→ **EXERCISE OBJECTIVE**
Write out each line exactly as given. Leave the pictures out of your copy.

→ **DATASET EXCERPT**
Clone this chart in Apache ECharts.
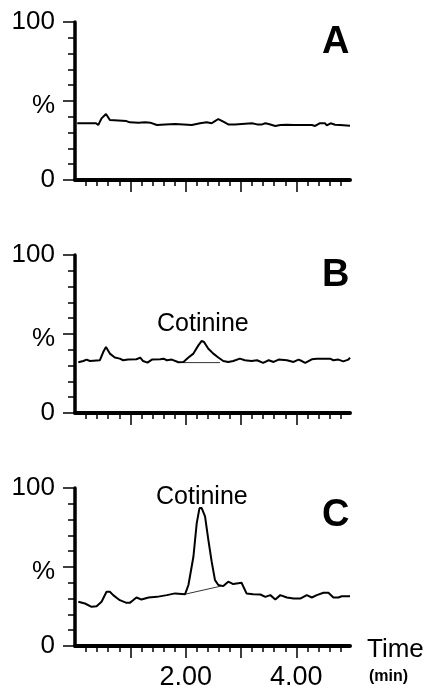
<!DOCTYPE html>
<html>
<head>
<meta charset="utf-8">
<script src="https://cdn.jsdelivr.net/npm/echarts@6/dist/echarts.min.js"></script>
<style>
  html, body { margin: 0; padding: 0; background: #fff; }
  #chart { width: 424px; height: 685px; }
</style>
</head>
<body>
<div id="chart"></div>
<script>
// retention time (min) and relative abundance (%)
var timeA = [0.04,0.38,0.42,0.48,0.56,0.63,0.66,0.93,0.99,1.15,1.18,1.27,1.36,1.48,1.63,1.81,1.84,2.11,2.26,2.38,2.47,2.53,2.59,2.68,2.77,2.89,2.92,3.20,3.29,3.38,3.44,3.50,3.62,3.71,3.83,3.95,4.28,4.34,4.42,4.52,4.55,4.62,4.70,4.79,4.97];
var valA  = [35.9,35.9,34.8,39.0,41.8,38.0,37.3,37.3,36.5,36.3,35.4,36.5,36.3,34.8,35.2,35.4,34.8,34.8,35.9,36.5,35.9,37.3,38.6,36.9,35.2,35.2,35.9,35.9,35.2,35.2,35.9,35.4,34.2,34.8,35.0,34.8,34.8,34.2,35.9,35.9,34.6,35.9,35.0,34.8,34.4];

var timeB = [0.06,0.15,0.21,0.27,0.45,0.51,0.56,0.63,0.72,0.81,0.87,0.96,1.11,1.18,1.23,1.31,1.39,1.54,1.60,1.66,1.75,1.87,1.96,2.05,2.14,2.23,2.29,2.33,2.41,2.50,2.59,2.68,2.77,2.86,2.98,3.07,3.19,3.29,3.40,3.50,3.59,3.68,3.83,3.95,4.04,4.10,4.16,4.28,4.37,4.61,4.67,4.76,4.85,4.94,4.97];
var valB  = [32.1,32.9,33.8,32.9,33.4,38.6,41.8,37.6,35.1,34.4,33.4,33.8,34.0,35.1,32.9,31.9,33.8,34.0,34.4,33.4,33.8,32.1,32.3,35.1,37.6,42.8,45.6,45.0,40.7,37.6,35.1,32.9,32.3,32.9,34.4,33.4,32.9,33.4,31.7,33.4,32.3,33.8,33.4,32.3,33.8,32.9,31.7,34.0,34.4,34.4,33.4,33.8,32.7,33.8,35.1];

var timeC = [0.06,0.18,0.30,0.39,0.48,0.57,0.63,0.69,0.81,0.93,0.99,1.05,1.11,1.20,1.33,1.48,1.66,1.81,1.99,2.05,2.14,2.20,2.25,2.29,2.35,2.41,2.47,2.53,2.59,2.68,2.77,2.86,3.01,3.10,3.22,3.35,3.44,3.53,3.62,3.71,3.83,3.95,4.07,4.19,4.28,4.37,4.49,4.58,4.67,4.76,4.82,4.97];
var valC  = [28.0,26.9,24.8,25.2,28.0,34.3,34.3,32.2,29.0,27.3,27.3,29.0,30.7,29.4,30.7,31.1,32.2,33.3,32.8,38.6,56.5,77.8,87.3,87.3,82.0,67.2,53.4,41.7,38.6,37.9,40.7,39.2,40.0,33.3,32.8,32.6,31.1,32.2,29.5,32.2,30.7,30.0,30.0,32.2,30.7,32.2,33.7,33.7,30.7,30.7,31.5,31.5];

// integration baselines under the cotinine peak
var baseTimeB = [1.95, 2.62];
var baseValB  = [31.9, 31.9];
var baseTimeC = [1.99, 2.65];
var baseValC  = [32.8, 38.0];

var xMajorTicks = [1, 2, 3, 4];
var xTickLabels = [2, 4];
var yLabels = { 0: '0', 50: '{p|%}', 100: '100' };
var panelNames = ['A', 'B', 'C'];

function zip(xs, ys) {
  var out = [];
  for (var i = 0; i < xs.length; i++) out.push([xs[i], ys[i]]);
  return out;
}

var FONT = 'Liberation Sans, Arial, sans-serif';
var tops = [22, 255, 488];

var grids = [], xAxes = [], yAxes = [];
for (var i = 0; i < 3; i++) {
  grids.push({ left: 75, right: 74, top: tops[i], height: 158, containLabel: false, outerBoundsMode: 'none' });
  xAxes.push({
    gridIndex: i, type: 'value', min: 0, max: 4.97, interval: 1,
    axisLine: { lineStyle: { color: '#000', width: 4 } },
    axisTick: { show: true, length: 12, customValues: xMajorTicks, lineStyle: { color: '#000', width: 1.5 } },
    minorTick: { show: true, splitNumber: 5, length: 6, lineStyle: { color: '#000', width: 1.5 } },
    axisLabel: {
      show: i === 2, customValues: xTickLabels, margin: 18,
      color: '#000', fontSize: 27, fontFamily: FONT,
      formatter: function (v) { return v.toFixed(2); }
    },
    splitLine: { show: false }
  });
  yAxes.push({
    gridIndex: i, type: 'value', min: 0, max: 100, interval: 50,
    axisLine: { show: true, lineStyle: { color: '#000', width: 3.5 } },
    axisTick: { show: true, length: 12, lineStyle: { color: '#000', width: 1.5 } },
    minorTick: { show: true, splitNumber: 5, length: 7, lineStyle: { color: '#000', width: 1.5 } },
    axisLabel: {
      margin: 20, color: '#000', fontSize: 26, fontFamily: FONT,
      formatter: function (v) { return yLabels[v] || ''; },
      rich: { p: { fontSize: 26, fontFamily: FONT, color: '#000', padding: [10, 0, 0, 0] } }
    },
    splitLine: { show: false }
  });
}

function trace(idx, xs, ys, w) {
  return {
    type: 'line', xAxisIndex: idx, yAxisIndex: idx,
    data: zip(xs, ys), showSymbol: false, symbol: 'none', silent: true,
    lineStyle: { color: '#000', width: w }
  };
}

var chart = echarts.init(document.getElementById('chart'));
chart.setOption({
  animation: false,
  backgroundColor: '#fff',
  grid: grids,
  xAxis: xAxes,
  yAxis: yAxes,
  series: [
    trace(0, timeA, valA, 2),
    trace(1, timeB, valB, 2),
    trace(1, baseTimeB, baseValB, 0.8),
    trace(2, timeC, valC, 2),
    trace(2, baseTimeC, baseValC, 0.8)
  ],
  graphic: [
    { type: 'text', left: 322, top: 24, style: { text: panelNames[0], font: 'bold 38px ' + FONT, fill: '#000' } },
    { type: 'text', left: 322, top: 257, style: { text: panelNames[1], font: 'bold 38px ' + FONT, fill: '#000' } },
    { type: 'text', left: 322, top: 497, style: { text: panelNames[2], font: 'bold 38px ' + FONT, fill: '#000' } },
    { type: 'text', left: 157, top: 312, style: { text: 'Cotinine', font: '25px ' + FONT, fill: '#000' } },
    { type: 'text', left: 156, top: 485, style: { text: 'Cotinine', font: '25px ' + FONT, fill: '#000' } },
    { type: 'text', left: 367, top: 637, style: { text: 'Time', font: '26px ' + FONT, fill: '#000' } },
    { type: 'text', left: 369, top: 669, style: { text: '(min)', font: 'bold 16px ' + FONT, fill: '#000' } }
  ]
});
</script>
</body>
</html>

→ **TASK OUTPUT**
Clone this chart in Apache ECharts.
<!DOCTYPE html>
<html>
<head>
<meta charset="utf-8">
<script src="https://cdn.jsdelivr.net/npm/echarts@6/dist/echarts.min.js"></script>
<style>
  html, body { margin: 0; padding: 0; background: #fff; }
  #chart { width: 424px; height: 685px; }
</style>
</head>
<body>
<div id="chart"></div>
<script>
// retention time (min) and relative abundance (%)
var timeA = [0.04,0.38,0.42,0.48,0.56,0.63,0.66,0.93,0.99,1.15,1.18,1.27,1.36,1.48,1.63,1.81,1.84,2.11,2.26,2.38,2.47,2.53,2.59,2.68,2.77,2.89,2.92,3.20,3.29,3.38,3.44,3.50,3.62,3.71,3.83,3.95,4.28,4.34,4.42,4.52,4.55,4.62,4.70,4.79,4.97];
var valA  = [35.9,35.9,34.8,39.0,41.8,38.0,37.3,37.3,36.5,36.3,35.4,36.5,36.3,34.8,35.2,35.4,34.8,34.8,35.9,36.5,35.9,37.3,38.6,36.9,35.2,35.2,35.9,35.9,35.2,35.2,35.9,35.4,34.2,34.8,35.0,34.8,34.8,34.2,35.9,35.9,34.6,35.9,35.0,34.8,34.4];

var timeB = [0.06,0.15,0.21,0.27,0.45,0.51,0.56,0.63,0.72,0.81,0.87,0.96,1.11,1.18,1.23,1.31,1.39,1.54,1.60,1.66,1.75,1.87,1.96,2.05,2.14,2.23,2.29,2.33,2.41,2.50,2.59,2.68,2.77,2.86,2.98,3.07,3.19,3.29,3.40,3.50,3.59,3.68,3.83,3.95,4.04,4.10,4.16,4.28,4.37,4.61,4.67,4.76,4.85,4.94,4.97];
var valB  = [32.1,32.9,33.8,32.9,33.4,38.6,41.8,37.6,35.1,34.4,33.4,33.8,34.0,35.1,32.9,31.9,33.8,34.0,34.4,33.4,33.8,32.1,32.3,35.1,37.6,42.8,45.6,45.0,40.7,37.6,35.1,32.9,32.3,32.9,34.4,33.4,32.9,33.4,31.7,33.4,32.3,33.8,33.4,32.3,33.8,32.9,31.7,34.0,34.4,34.4,33.4,33.8,32.7,33.8,35.1];

var timeC = [0.06,0.18,0.30,0.39,0.48,0.57,0.63,0.69,0.81,0.93,0.99,1.05,1.11,1.20,1.33,1.48,1.66,1.81,1.99,2.05,2.14,2.20,2.25,2.29,2.35,2.41,2.47,2.53,2.59,2.68,2.77,2.86,3.01,3.10,3.22,3.35,3.44,3.53,3.62,3.71,3.83,3.95,4.07,4.19,4.28,4.37,4.49,4.58,4.67,4.76,4.82,4.97];
var valC  = [28.0,26.9,24.8,25.2,28.0,34.3,34.3,32.2,29.0,27.3,27.3,29.0,30.7,29.4,30.7,31.1,32.2,33.3,32.8,38.6,56.5,77.8,87.3,87.3,82.0,67.2,53.4,41.7,38.6,37.9,40.7,39.2,40.0,33.3,32.8,32.6,31.1,32.2,29.5,32.2,30.7,30.0,30.0,32.2,30.7,32.2,33.7,33.7,30.7,30.7,31.5,31.5];

// integration baselines under the cotinine peak
var baseTimeB = [1.95, 2.62];
var baseValB  = [31.9, 31.9];
var baseTimeC = [1.99, 2.65];
var baseValC  = [32.8, 38.0];

var xMajorTicks = [1, 2, 3, 4];
var xTickLabels = [2, 4];
var yLabels = { 0: '0', 50: '{p|%}', 100: '100' };
var panelNames = ['A', 'B', 'C'];

function zip(xs, ys) {
  var out = [];
  for (var i = 0; i < xs.length; i++) out.push([xs[i], ys[i]]);
  return out;
}

var FONT = 'Liberation Sans, Arial, sans-serif';
var tops = [22, 255, 488];

var grids = [], xAxes = [], yAxes = [];
for (var i = 0; i < 3; i++) {
  grids.push({ left: 75, right: 74, top: tops[i], height: 158, containLabel: false, outerBoundsMode: 'none' });
  xAxes.push({
    gridIndex: i, type: 'value', min: 0, max: 4.97, interval: 1,
    axisLine: { lineStyle: { color: '#000', width: 4 } },
    axisTick: { show: true, length: 12, customValues: xMajorTicks, lineStyle: { color: '#000', width: 1.5 } },
    minorTick: { show: true, splitNumber: 5, length: 6, lineStyle: { color: '#000', width: 1.5 } },
    axisLabel: {
      show: i === 2, customValues: xTickLabels, margin: 18,
      color: '#000', fontSize: 27, fontFamily: FONT,
      formatter: function (v) { return v.toFixed(2); }
    },
    splitLine: { show: false }
  });
  yAxes.push({
    gridIndex: i, type: 'value', min: 0, max: 100, interval: 50,
    axisLine: { show: true, lineStyle: { color: '#000', width: 3.5 } },
    axisTick: { show: true, length: 12, lineStyle: { color: '#000', width: 1.5 } },
    minorTick: { show: true, splitNumber: 5, length: 7, lineStyle: { color: '#000', width: 1.5 } },
    axisLabel: {
      margin: 20, color: '#000', fontSize: 26, fontFamily: FONT,
      formatter: function (v) { return yLabels[v] || ''; },
      rich: { p: { fontSize: 26, fontFamily: FONT, color: '#000', padding: [10, 0, 0, 0] } }
    },
    splitLine: { show: false }
  });
}

function trace(idx, xs, ys, w) {
  return {
    type: 'line', xAxisIndex: idx, yAxisIndex: idx,
    data: zip(xs, ys), showSymbol: false, symbol: 'none', silent: true,
    lineStyle: { color: '#000', width: w }
  };
}

var chart = echarts.init(document.getElementById('chart'));
chart.setOption({
  animation: false,
  backgroundColor: '#fff',
  grid: grids,
  xAxis: xAxes,
  yAxis: yAxes,
  series: [
    trace(0, timeA, valA, 2),
    trace(1, timeB, valB, 2),
    trace(1, baseTimeB, baseValB, 0.8),
    trace(2, timeC, valC, 2),
    trace(2, baseTimeC, baseValC, 0.8)
  ],
  graphic: [
    { type: 'text', left: 322, top: 24, style: { text: panelNames[0], font: 'bold 38px ' + FONT, fill: '#000' } },
    { type: 'text', left: 322, top: 257, style: { text: panelNames[1], font: 'bold 38px ' + FONT, fill: '#000' } },
    { type: 'text', left: 322, top: 497, style: { text: panelNames[2], font: 'bold 38px ' + FONT, fill: '#000' } },
    { type: 'text', left: 157, top: 312, style: { text: 'Cotinine', font: '25px ' + FONT, fill: '#000' } },
    { type: 'text', left: 156, top: 485, style: { text: 'Cotinine', font: '25px ' + FONT, fill: '#000' } },
    { type: 'text', left: 367, top: 637, style: { text: 'Time', font: '26px ' + FONT, fill: '#000' } },
    { type: 'text', left: 369, top: 669, style: { text: '(min)', font: 'bold 16px ' + FONT, fill: '#000' } }
  ]
});
</script>
</body>
</html>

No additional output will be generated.